Activation rate, D7/D30 retention, sessions per week per active user, feature adoption rate. Engagement KPIs predict revenue before it materialises — low D7 retention is an early warning signal for CAC waste.

Quadrant 03

Revenue

Trial → paid CVR, MRR, ARPU (monthly vs. annual split), voluntary churn rate. Revenue KPIs answer "are we building a business?" — not just an audience.

Quadrant 04

Loyalty

NPS at Day 30, referral rate, LTV by cohort and persona, feature-specific retention. Loyalty KPIs measure whether retained users are satisfied or just inert — there's a meaningful difference.

LTV : CAC ≥ 3×
The ratio that tells you if the business model actually works. Below 3×, acquisition is destroying value even if revenue is growing. Both metrics in isolation are misleading — the ratio is the signal.

05 — Experimentation
A/B Test Design: Trial Duration

One of the highest-leverage decisions in a freemium model: how long should the free trial be? The hypothesis tested is whether longer trials drive higher paid conversion — or whether they simply delay and normalise non-payment.

Variant A

7-day trial

Short window creates urgency. Users must decide within the first week — when they're most engaged. Risk: not enough time to build habit. Expected to produce lower activation but higher urgency-driven conversion.

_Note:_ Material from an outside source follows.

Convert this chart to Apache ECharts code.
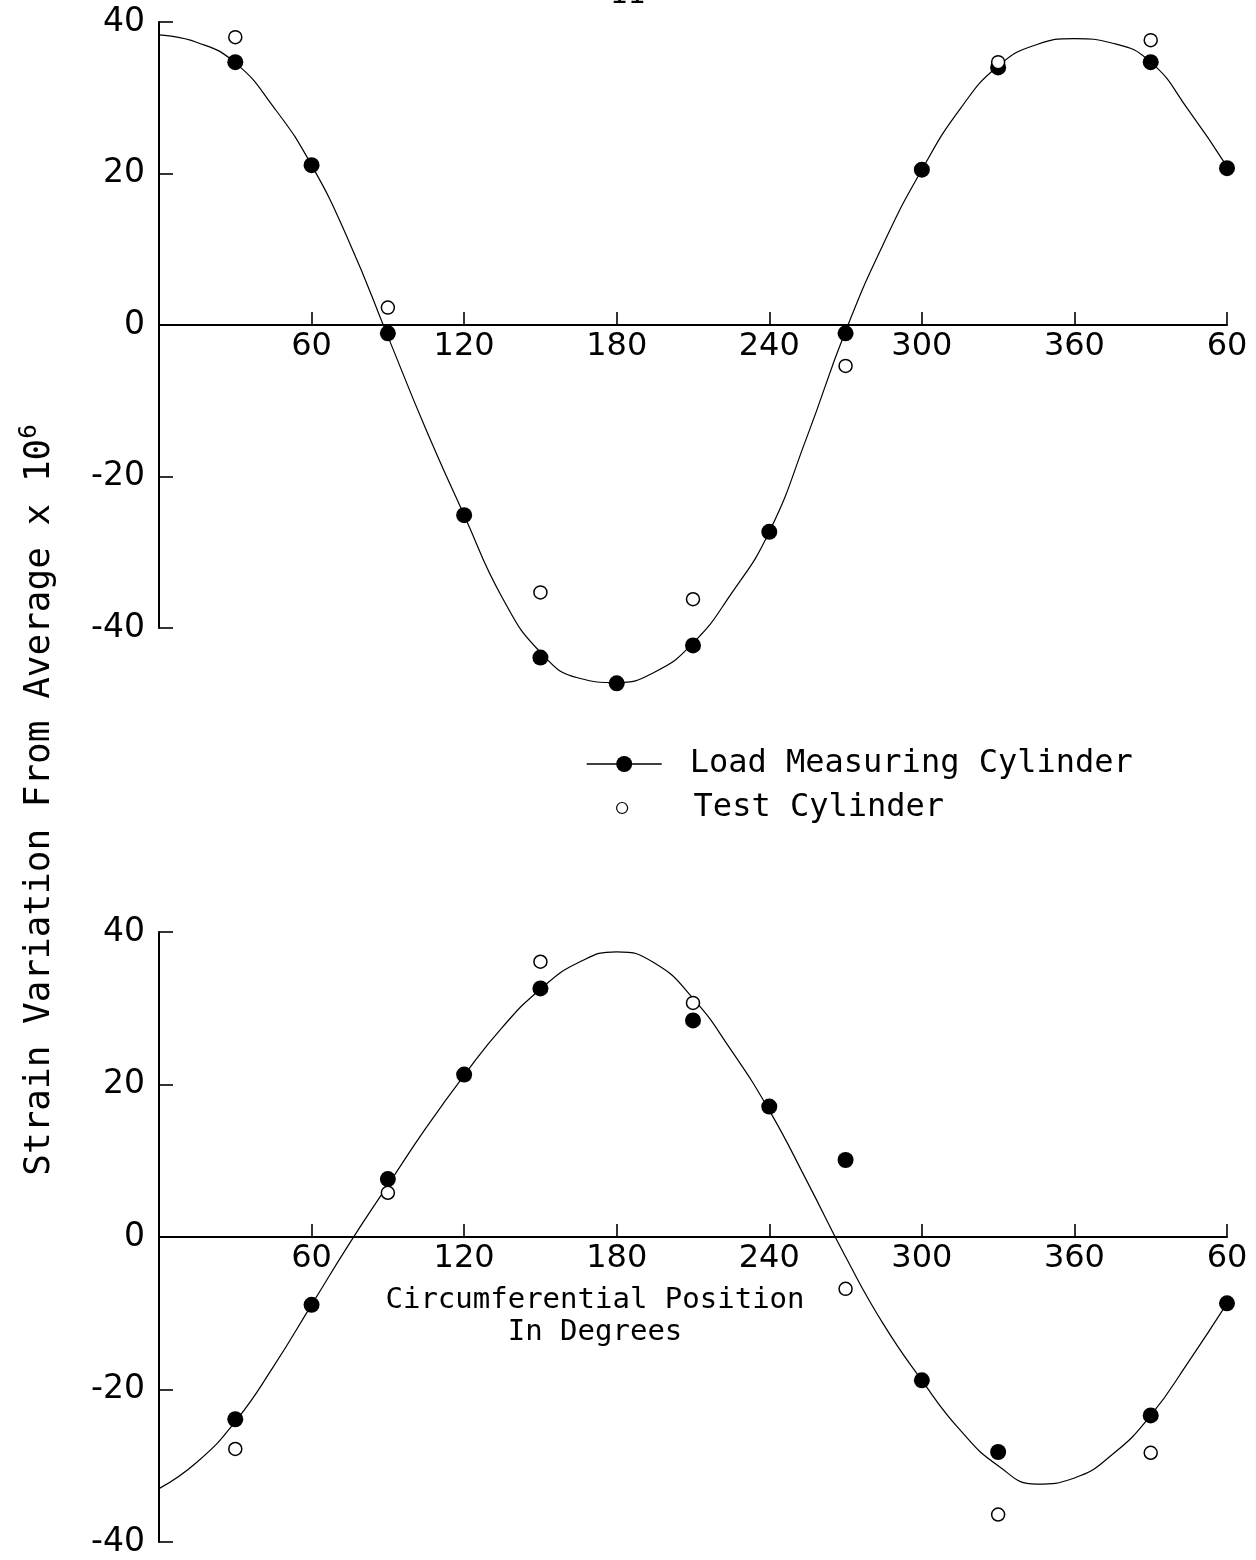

Variant B Hypothesis: Winner

30-day trial

Long enough to build a habit loop (the product's core value proposition). Users who reach D30 have materially higher LTV. Expected to produce higher activation, higher D30 retention, and higher paid CVR — despite lower urgency signal.

Statistical significance note: Trial duration tests are slow-moving by design. A 30-day trial requires at minimum 60–90 days to collect a full conversion cycle for Variant B. The test requires adequate sample size (Bayesian power analysis recommended) and must not be called before significance threshold is reached — early reads on this metric are highly misleading. In a live context, I would validate this hypothesis against cohort retention data before committing to a single variant.

Strategy built to be tested, not just presented

Every decision in this framework is hypothetical by design — each one maps to a measurement mechanism that would validate or refute it in a real deployment. Thinking in testable hypotheses is the point.